━━━ RAW DATA ━━━

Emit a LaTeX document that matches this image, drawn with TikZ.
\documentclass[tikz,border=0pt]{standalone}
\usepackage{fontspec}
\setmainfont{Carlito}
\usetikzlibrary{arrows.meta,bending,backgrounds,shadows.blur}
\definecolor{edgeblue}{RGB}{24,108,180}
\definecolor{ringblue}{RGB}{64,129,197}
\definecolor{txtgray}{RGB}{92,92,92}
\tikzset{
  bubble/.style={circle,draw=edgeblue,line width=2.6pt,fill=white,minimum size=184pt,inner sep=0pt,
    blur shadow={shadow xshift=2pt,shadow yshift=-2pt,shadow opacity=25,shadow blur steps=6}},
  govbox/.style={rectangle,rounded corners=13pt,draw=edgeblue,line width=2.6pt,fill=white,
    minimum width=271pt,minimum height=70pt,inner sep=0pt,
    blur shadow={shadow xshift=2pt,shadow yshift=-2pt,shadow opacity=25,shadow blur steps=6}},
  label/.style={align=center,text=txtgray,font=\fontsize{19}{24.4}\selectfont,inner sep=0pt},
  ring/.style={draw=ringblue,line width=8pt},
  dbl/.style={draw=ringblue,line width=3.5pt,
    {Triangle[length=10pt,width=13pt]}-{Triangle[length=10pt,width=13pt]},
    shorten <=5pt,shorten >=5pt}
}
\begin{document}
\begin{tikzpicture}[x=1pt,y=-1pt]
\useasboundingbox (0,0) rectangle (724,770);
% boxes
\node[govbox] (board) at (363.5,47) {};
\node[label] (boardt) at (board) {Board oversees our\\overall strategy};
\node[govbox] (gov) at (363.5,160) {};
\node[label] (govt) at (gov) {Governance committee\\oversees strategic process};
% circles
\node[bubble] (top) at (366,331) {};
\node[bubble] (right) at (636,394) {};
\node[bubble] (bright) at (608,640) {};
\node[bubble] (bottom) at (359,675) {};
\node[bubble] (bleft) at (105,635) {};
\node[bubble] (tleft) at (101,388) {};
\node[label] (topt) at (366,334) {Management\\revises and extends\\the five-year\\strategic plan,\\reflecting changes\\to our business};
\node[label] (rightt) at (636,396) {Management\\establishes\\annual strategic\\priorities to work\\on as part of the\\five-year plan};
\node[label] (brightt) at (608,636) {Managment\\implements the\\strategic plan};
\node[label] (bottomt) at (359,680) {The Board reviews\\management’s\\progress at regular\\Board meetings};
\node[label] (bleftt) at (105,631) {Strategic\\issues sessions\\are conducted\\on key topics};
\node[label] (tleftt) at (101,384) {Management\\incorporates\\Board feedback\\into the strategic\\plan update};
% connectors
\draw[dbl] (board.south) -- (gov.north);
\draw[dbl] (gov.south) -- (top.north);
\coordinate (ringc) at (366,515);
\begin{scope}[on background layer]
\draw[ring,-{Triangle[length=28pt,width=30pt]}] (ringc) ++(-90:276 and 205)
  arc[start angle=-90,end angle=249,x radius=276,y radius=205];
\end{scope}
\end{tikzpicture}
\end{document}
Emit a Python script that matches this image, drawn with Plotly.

━━━

YOUR OBJECTIVE: Please reproduce the entire listing, exactly as shown.

CORRECT OUTPUT:
Emit a LaTeX document that matches this image, drawn with TikZ.
\documentclass[tikz,border=0pt]{standalone}
\usepackage{fontspec}
\setmainfont{Carlito}
\usetikzlibrary{arrows.meta,bending,backgrounds,shadows.blur}
\definecolor{edgeblue}{RGB}{24,108,180}
\definecolor{ringblue}{RGB}{64,129,197}
\definecolor{txtgray}{RGB}{92,92,92}
\tikzset{
  bubble/.style={circle,draw=edgeblue,line width=2.6pt,fill=white,minimum size=184pt,inner sep=0pt,
    blur shadow={shadow xshift=2pt,shadow yshift=-2pt,shadow opacity=25,shadow blur steps=6}},
  govbox/.style={rectangle,rounded corners=13pt,draw=edgeblue,line width=2.6pt,fill=white,
    minimum width=271pt,minimum height=70pt,inner sep=0pt,
    blur shadow={shadow xshift=2pt,shadow yshift=-2pt,shadow opacity=25,shadow blur steps=6}},
  label/.style={align=center,text=txtgray,font=\fontsize{19}{24.4}\selectfont,inner sep=0pt},
  ring/.style={draw=ringblue,line width=8pt},
  dbl/.style={draw=ringblue,line width=3.5pt,
    {Triangle[length=10pt,width=13pt]}-{Triangle[length=10pt,width=13pt]},
    shorten <=5pt,shorten >=5pt}
}
\begin{document}
\begin{tikzpicture}[x=1pt,y=-1pt]
\useasboundingbox (0,0) rectangle (724,770);
% boxes
\node[govbox] (board) at (363.5,47) {};
\node[label] (boardt) at (board) {Board oversees our\\overall strategy};
\node[govbox] (gov) at (363.5,160) {};
\node[label] (govt) at (gov) {Governance committee\\oversees strategic process};
% circles
\node[bubble] (top) at (366,331) {};
\node[bubble] (right) at (636,394) {};
\node[bubble] (bright) at (608,640) {};
\node[bubble] (bottom) at (359,675) {};
\node[bubble] (bleft) at (105,635) {};
\node[bubble] (tleft) at (101,388) {};
\node[label] (topt) at (366,334) {Management\\revises and extends\\the five-year\\strategic plan,\\reflecting changes\\to our business};
\node[label] (rightt) at (636,396) {Management\\establishes\\annual strategic\\priorities to work\\on as part of the\\five-year plan};
\node[label] (brightt) at (608,636) {Managment\\implements the\\strategic plan};
\node[label] (bottomt) at (359,680) {The Board reviews\\management’s\\progress at regular\\Board meetings};
\node[label] (bleftt) at (105,631) {Strategic\\issues sessions\\are conducted\\on key topics};
\node[label] (tleftt) at (101,384) {Management\\incorporates\\Board feedback\\into the strategic\\plan update};
% connectors
\draw[dbl] (board.south) -- (gov.north);
\draw[dbl] (gov.south) -- (top.north);
\coordinate (ringc) at (366,515);
\begin{scope}[on background layer]
\draw[ring,-{Triangle[length=28pt,width=30pt]}] (ringc) ++(-90:276 and 205)
  arc[start angle=-90,end angle=249,x radius=276,y radius=205];
\end{scope}
\end{tikzpicture}
\end{document}
Emit a Python script that matches this image, drawn with Plotly.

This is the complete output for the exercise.